Input records —
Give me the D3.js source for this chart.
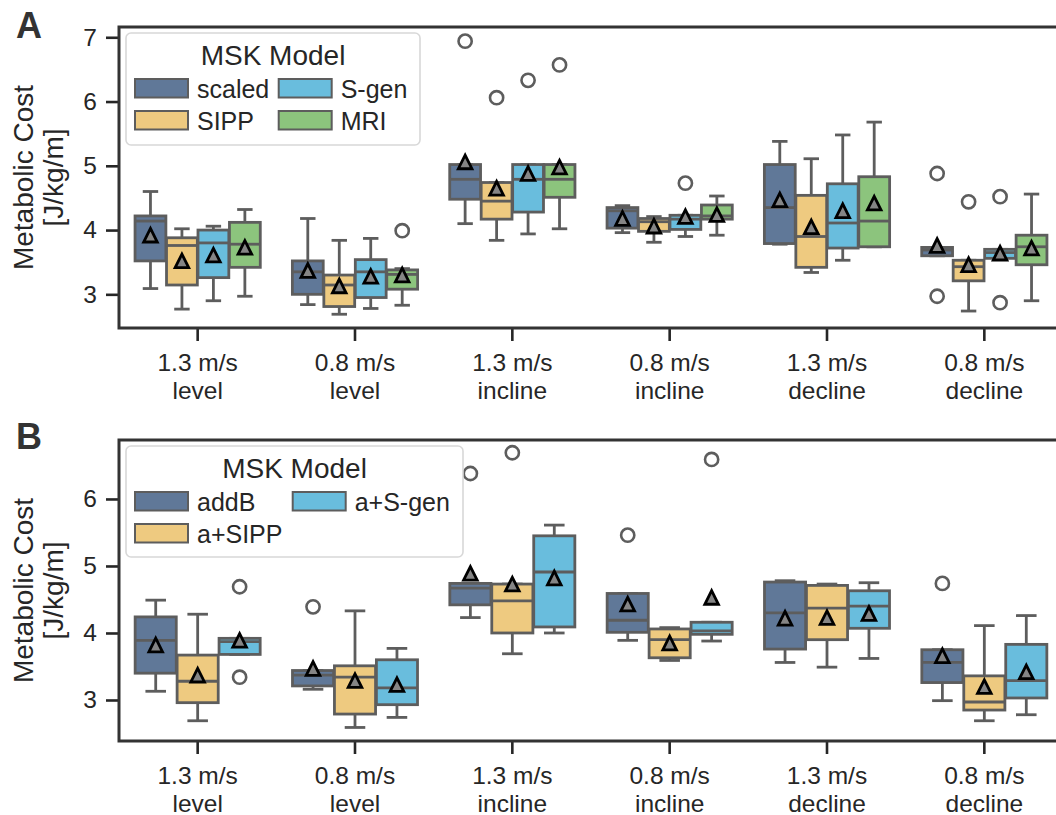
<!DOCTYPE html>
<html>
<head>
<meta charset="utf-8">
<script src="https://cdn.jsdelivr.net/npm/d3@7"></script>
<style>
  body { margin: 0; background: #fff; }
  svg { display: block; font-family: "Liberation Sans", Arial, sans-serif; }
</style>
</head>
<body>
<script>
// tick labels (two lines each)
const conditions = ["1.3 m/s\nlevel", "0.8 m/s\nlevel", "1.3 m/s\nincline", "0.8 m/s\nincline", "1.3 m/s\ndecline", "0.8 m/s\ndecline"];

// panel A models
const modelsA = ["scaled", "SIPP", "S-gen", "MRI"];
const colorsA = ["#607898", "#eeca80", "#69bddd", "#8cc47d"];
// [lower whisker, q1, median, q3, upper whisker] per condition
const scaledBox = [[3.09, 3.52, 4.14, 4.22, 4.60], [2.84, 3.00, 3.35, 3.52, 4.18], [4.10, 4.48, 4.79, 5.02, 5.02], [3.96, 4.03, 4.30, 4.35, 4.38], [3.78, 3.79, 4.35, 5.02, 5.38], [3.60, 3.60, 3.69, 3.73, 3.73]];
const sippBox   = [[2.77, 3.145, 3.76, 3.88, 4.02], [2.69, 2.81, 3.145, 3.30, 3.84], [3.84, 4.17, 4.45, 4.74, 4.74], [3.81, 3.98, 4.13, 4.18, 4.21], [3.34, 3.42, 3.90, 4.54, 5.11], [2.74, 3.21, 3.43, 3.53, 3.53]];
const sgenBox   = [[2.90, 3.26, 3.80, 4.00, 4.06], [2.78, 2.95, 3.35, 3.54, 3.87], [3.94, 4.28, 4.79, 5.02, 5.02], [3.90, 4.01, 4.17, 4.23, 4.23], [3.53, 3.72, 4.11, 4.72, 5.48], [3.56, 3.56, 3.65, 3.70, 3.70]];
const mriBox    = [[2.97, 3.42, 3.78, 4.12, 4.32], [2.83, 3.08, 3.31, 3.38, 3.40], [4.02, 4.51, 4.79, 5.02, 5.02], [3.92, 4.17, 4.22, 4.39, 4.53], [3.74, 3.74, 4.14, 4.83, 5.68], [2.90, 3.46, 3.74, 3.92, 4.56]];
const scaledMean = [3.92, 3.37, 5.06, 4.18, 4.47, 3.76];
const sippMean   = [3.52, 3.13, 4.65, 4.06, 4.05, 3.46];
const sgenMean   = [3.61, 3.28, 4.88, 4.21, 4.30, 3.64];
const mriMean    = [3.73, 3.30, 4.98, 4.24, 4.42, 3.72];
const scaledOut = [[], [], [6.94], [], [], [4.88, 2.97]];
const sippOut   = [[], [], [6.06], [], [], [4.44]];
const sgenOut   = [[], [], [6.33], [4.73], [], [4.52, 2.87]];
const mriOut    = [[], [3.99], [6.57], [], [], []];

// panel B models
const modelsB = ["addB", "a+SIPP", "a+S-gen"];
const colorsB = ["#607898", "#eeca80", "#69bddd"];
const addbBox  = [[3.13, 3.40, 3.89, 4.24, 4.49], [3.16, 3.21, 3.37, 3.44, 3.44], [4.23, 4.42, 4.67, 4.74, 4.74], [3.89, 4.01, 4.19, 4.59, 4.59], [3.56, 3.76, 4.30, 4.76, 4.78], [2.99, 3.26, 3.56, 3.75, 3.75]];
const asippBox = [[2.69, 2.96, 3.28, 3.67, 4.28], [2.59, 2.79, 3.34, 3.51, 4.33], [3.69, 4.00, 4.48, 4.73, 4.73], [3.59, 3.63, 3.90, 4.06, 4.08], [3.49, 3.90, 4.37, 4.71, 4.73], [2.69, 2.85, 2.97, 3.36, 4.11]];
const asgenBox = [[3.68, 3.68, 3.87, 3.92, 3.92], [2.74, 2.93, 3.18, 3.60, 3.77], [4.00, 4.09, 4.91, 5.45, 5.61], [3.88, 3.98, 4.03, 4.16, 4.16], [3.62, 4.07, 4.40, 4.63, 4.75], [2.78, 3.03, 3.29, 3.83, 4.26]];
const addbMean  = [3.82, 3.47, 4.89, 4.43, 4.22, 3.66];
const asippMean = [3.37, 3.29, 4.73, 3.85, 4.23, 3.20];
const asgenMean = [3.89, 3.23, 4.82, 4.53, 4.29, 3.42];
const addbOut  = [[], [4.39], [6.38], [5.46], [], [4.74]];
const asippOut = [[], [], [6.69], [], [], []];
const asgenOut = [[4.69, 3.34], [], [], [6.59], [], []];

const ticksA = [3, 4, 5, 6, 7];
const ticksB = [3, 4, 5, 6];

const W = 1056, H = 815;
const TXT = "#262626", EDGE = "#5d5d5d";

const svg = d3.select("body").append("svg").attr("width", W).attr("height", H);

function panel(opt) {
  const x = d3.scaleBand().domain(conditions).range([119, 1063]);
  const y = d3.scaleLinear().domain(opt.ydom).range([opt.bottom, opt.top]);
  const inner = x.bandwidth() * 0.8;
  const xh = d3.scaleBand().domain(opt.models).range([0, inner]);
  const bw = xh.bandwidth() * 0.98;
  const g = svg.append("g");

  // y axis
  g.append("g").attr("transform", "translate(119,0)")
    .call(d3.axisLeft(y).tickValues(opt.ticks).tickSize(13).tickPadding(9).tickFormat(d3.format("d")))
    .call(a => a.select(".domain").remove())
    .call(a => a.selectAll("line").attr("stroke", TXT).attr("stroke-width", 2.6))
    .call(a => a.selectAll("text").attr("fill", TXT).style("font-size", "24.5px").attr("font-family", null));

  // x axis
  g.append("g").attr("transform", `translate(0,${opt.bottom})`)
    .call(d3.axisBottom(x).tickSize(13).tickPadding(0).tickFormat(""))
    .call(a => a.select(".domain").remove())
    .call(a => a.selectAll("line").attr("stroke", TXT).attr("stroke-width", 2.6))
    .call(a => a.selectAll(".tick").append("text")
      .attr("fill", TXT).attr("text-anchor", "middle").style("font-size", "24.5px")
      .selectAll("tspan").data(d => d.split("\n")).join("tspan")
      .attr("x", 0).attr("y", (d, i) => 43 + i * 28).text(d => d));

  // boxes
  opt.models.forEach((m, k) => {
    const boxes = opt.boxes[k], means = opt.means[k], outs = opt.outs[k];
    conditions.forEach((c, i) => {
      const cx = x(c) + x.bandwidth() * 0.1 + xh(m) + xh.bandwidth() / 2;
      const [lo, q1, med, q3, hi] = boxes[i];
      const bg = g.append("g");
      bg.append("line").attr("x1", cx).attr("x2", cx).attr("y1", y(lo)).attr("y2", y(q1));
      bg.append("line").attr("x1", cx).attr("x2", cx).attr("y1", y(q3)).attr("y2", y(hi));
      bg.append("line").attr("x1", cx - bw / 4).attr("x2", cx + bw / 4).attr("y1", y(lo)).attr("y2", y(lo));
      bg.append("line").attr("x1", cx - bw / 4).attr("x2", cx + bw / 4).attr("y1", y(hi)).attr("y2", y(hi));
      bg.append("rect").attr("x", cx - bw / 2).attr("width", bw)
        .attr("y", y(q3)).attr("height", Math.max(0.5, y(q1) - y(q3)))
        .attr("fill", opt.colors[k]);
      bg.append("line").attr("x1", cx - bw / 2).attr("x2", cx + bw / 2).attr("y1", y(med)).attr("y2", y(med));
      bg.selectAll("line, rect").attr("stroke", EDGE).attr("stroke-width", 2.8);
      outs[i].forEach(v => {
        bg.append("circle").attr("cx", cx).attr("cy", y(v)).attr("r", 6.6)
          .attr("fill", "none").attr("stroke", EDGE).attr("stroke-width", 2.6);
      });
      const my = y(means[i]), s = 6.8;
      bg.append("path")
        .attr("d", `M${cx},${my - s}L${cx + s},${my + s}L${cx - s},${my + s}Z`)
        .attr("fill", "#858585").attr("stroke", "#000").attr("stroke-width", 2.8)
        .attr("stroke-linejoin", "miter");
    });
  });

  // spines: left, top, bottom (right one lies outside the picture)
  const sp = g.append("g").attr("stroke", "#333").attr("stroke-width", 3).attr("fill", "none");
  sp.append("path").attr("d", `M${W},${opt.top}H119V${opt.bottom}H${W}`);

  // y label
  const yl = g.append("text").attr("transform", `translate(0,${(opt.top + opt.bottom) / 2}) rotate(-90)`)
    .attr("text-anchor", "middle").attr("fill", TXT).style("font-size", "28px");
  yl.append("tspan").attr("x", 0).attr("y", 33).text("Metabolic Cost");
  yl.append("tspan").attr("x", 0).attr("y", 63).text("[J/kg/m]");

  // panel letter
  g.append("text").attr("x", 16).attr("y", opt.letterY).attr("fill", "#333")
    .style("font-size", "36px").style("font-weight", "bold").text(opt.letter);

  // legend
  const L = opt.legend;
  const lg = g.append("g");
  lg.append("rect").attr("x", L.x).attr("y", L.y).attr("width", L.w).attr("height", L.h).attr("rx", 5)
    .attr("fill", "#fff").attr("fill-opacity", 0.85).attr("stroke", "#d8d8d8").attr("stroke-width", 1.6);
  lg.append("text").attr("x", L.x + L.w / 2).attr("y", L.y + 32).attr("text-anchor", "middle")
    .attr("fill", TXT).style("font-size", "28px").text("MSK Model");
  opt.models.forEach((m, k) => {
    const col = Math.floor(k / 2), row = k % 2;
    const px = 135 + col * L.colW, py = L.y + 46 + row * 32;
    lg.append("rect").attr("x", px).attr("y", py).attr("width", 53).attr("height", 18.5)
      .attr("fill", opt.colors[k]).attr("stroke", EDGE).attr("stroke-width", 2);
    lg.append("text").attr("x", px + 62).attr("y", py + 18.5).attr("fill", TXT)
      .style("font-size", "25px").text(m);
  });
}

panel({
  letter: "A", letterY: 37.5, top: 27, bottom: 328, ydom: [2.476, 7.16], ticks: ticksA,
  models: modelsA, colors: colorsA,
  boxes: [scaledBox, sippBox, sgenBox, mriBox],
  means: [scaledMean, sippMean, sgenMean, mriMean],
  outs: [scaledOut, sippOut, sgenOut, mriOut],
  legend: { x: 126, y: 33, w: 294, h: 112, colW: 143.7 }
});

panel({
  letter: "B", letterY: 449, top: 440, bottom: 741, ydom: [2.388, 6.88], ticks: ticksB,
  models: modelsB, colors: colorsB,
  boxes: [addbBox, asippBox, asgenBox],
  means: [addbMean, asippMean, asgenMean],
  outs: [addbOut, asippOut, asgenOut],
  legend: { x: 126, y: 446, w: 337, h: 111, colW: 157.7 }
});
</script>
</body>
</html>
--
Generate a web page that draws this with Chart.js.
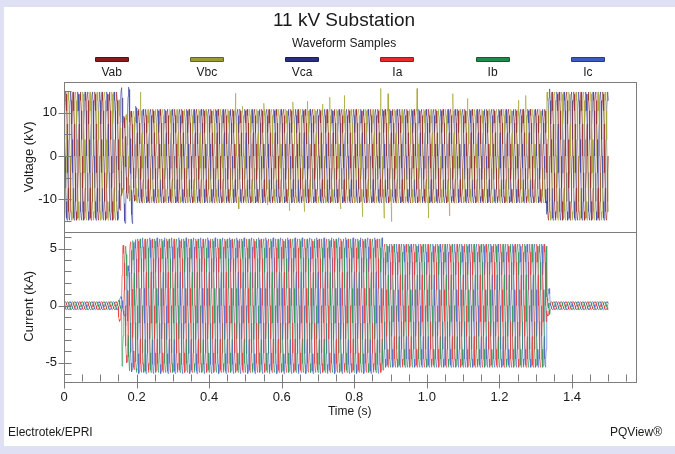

Problem details — Return each full line of the entries that contains the word "this".

Reply to the task —
Give me the D3.js source for this chart.
Generate a web page that draws this with Chart.js.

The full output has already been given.